Happy’s long game is great but his short game stinks. He goes on the Tour, where the defending champion, Shooter McGavin (Christopher McDonald), becomes his archenemy. They go mano á mano for weeks, in a series of golf scenes that are too heavy on golf for nongolfers, and too irrelevant to the ancient and honorable game for those who follow it. At a Pro-Am tourney, Happy teams up with Bob Barker, whose fight scene seems longer in the preview trailer than in the movie.

The Happy Gilmore character is very strange. I guess we are supposed to like him. He loves his old grandma, and wins the heart of a pretty P.R. lady (Julie Bowen), who tries to teach him to control his temper. Yet, as played by Sandler, he doesn’t have a pleasing personality: He seems angry even when he’s not supposed to be angry, and his habit of pounding everyone he dislikes is tiresome in a PG-13 movie. At one point, he even knocks the bottom off a beer bottle and goes for Shooter.

It was a Heineken’s beer, I think. The label was a little torn. Maybe nobody paid for product placement. Happy Gilmore is filled with so many plugs it looks like a product placement sampler in search of a movie. I probably missed a few, but I counted Diet Pepsi, Pepsi, Pepsi Max, Subway sandwich shops, Budweiser (in bottles, cans, and Bud-dispensing helmets), Michelob, Visa cards, Bell Atlantic, AT&T, Sizzler, Wilson, Golf Digest, the ESPN sports network, and Top-Flite golf balls.

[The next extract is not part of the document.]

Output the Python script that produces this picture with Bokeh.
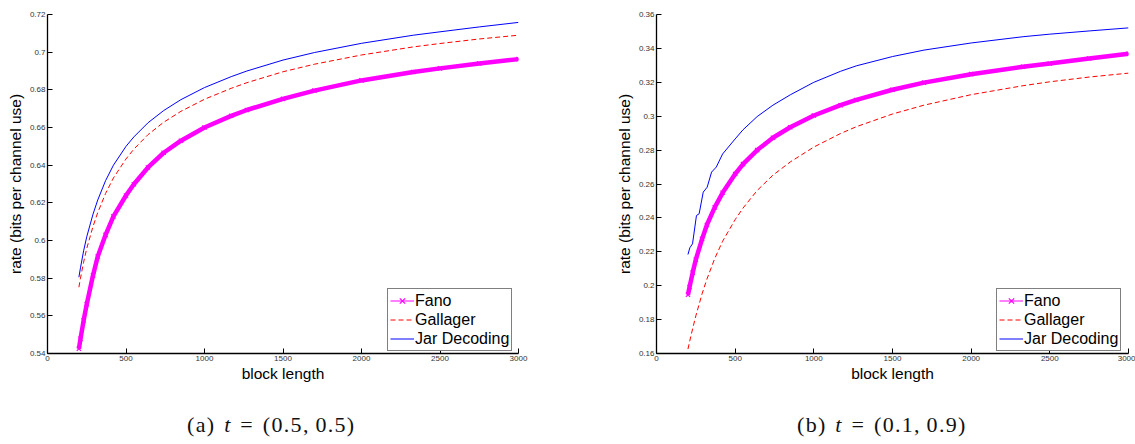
from bokeh.plotting import figure
from bokeh.models import (Range1d, FixedTicker, CustomJSTickFormatter, Legend,
                          LegendItem, Div)
from bokeh.layouts import row, column
from bokeh.embed import file_html
from bokeh.resources import INLINE

# ---------------- data ----------------
block_len = [200, 210, 230, 250, 290, 320, 370, 420, 500, 550, 640, 740, 850,
             1000, 1170, 1270, 1500, 1700, 2000, 2330, 2500, 2750, 3000]

# panel (a): t = (0.5, 0.5)
fano_a = [0.5425, 0.5478, 0.5575, 0.5662, 0.5815, 0.5915, 0.6030, 0.6128,
          0.6239, 0.6299, 0.6388, 0.6466, 0.6530, 0.6600, 0.6662, 0.6693,
          0.6752, 0.6796, 0.6850, 0.6895, 0.6914, 0.6940, 0.6963]
gallager_a = [0.5752, 0.5800, 0.5885, 0.5958, 0.6075, 0.6148, 0.6250, 0.6332,
              0.6433, 0.6485, 0.6562, 0.6628, 0.6686, 0.6750, 0.6808, 0.6838,
              0.6896, 0.6936, 0.6985, 0.7028, 0.7046, 0.7070, 0.7090]
jar_a = [0.5805, 0.5855, 0.5945, 0.6020, 0.6140, 0.6215, 0.6318, 0.6400,
         0.6500, 0.6550, 0.6625, 0.6690, 0.6748, 0.6812, 0.6870, 0.6900,
         0.6958, 0.6998, 0.7047, 0.7090, 0.7108, 0.7134, 0.7158]

# panel (b): t = (0.1, 0.9)
fano_b = [0.1947, 0.1992, 0.2077, 0.2154, 0.2276, 0.2358, 0.2462, 0.2548,
          0.2659, 0.2717, 0.2800, 0.2873, 0.2935, 0.3004, 0.3065, 0.3096,
          0.3156, 0.3198, 0.3248, 0.3292, 0.3311, 0.3340, 0.3368]
gallager_b = [0.1626, 0.1668, 0.1748, 0.1822, 0.1953, 0.2038, 0.2160, 0.2262,
              0.2390, 0.2458, 0.2562, 0.2652, 0.2730, 0.2818, 0.2898, 0.2938,
              0.3013, 0.3065, 0.3127, 0.3180, 0.3203, 0.3231, 0.3254]
jar_b_len = [200, 212, 229, 254, 271, 297, 322, 350, 380, 420, 500, 550, 640,
             740, 850, 1000, 1170, 1270, 1500, 1700, 2000, 2330, 2500, 2750, 3000]
jar_b = [0.2184, 0.2224, 0.2247, 0.2414, 0.2424, 0.2552, 0.2581, 0.2670,
         0.2700, 0.2777, 0.2866, 0.2920, 0.2998, 0.3065, 0.3126, 0.3200,
         0.3265, 0.3297, 0.3352, 0.3390, 0.3432, 0.3469, 0.3484, 0.3503, 0.3521]

x_ticks = [0, 500, 1000, 1500, 2000, 2500, 3000]
y_ticks_a = [0.54, 0.56, 0.58, 0.60, 0.62, 0.64, 0.66, 0.68, 0.70, 0.72]
y_ticks_b = [0.16, 0.18, 0.20, 0.22, 0.24, 0.26, 0.28, 0.30, 0.32, 0.34, 0.36]

series_labels = ["Fano", "Gallager", "Jar Decoding"]
caption_a = "(a) <i>t</i> = (0.5,&#8201;0.5)"
caption_b = "(b) <i>t</i> = (0.1,&#8201;0.9)"

FONT = "Liberation Sans"
MAGENTA = "#ff00ff"
RED = "#ff0000"
BLUE = "#0000ff"

fmt_code = "return String(Math.round(tick*100)/100);"


def make_panel(width, left, right, y_lo, y_hi, y_ticks,
               fano, gallager, jar_len, jar):
    p = figure(width=width, height=395, output_backend="svg",
               toolbar_location=None, x_range=Range1d(0, 3000),
               y_range=Range1d(y_lo, y_hi),
               min_border_left=left, min_border_right=right,
               min_border_top=14, min_border_bottom=42)
    p.outline_line_color = None
    p.grid.visible = False
    p.background_fill_color = "white"
    p.border_fill_color = "white"

    p.xaxis.ticker = FixedTicker(ticks=x_ticks)
    p.yaxis.ticker = FixedTicker(ticks=y_ticks)
    p.xaxis.formatter = CustomJSTickFormatter(code=fmt_code)
    p.yaxis.formatter = CustomJSTickFormatter(code=fmt_code)
    p.xaxis.axis_label = "block length"
    p.yaxis.axis_label = "rate (bits per channel use)"
    for ax in (p.xaxis[0], p.yaxis[0]):
        ax.axis_line_color = "black"
        ax.axis_line_width = 1.3
        ax.major_tick_line_color = "black"
        ax.major_tick_line_width = 1
        ax.major_tick_in = 5
        ax.major_tick_out = 0
        ax.minor_tick_in = 0
        ax.minor_tick_out = 0
        ax.major_label_text_font = FONT
        ax.major_label_text_font_size = "8px"
        ax.major_label_text_color = "#333333"
        ax.major_label_standoff = 2
        ax.axis_label_text_font = FONT
        ax.axis_label_text_font_size = "15.5px"
        ax.axis_label_text_font_style = "normal"
        ax.axis_label_text_color = "black"
        ax.axis_label_standoff = 3
    p.xaxis.axis_label_standoff = 1

    # Fano: dense 'x' markers look like a thick band
    p.line(block_len, fano, line_color=MAGENTA, line_width=4.5)
    fano_line = p.line(block_len, fano, line_color=MAGENTA, line_width=1)
    fano_pts = p.scatter(block_len, fano, marker="x", size=6,
                         line_color=MAGENTA, line_width=1.2)
    gal = p.line(block_len, gallager, line_color=RED, line_width=1,
                 line_dash="5 3")
    jr = p.line(jar_len, jar, line_color=BLUE, line_width=1)

    legend = Legend(items=[
        LegendItem(label=series_labels[0], renderers=[fano_line, fano_pts]),
        LegendItem(label=series_labels[1], renderers=[gal]),
        LegendItem(label=series_labels[2], renderers=[jr]),
    ], location=(340, 2))
    legend.border_line_color = "black"
    legend.border_line_width = 1.5
    legend.background_fill_color = "white"
    legend.background_fill_alpha = 1
    legend.padding = 2
    legend.spacing = 0
    legend.margin = 0
    legend.glyph_width = 24
    legend.glyph_height = 19
    legend.label_height = 19
    legend.label_standoff = 1
    legend.label_text_font = FONT
    legend.label_text_font_size = "16px"
    legend.label_text_color = "black"
    p.add_layout(legend, "center")
    return p


# page has no body margin (Bokeh template), so offsets are built into borders
p_a = make_panel(570, 47, 52, 0.54, 0.72, y_ticks_a, fano_a, gallager_a,
                 block_len, jar_a)
p_b = make_panel(565, 86, 7, 0.16, 0.36, y_ticks_b, fano_b, gallager_b,
                 jar_b_len, jar_b)


def caption(html, width, pad_left):
    style = ("font-family:'Liberation Serif';font-size:22px;line-height:24px;"
             "letter-spacing:1.3px;word-spacing:2px;color:#111;white-space:nowrap;"
             f"padding-left:{pad_left}px;padding-top:18px;")
    return Div(text=f'<div style="{style}">{html}</div>', width=width,
               height=48, margin=0)


layout = row(column(p_a, caption(caption_a, 570, 187)),
             column(p_b, caption(caption_b, 565, 227)))

open("out.html", "w").write(file_html(layout, INLINE))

I’m sure some of those got in by accident (the modern golf tour has ads plastered on everything but the grass), but I’m fairly sure Subway paid for placement, since they scored one Subway sandwich eaten outside a store, one date in a Subway store, one Subway soft-drink container, two verbal mentions of Subway, one Subway commercial starring Happy, a Subway T-shirt, and a Subway golf bag. Halfway through the movie, I didn’t know which I wanted more: laughs, or mustard.

The Happy Hooker

(Directed by Nicholas Sgarro; starring Lynn Redgrave, Jean-Pierre Aumont; 1975)

If Horatio Alger were alive today, he would no doubt be appalled by The Happy Hooker, the story of a girl who gets started off on the right foot in life but, through pluck and endurance, makes bad. The movie’s a success story in reverse, starting with its heroine being named Secretary of the Year in her native Holland and ending with her imprisonment in New York on charges of operating a disorderly house.

What all of this is supposed to prove is beyond me, unless it’s that America is still the land of opportunity, until you get caught. The film’s based on the autobiography of Xaviera Hollander, the former hooker who now writes a column for Penthouse in which readers can obtain the most astonishing advice about vacuum cleaners, household pets, and cold baths. I have no way of knowing if the book was based on fact—nor can the movie, being R-rated, give me many clues.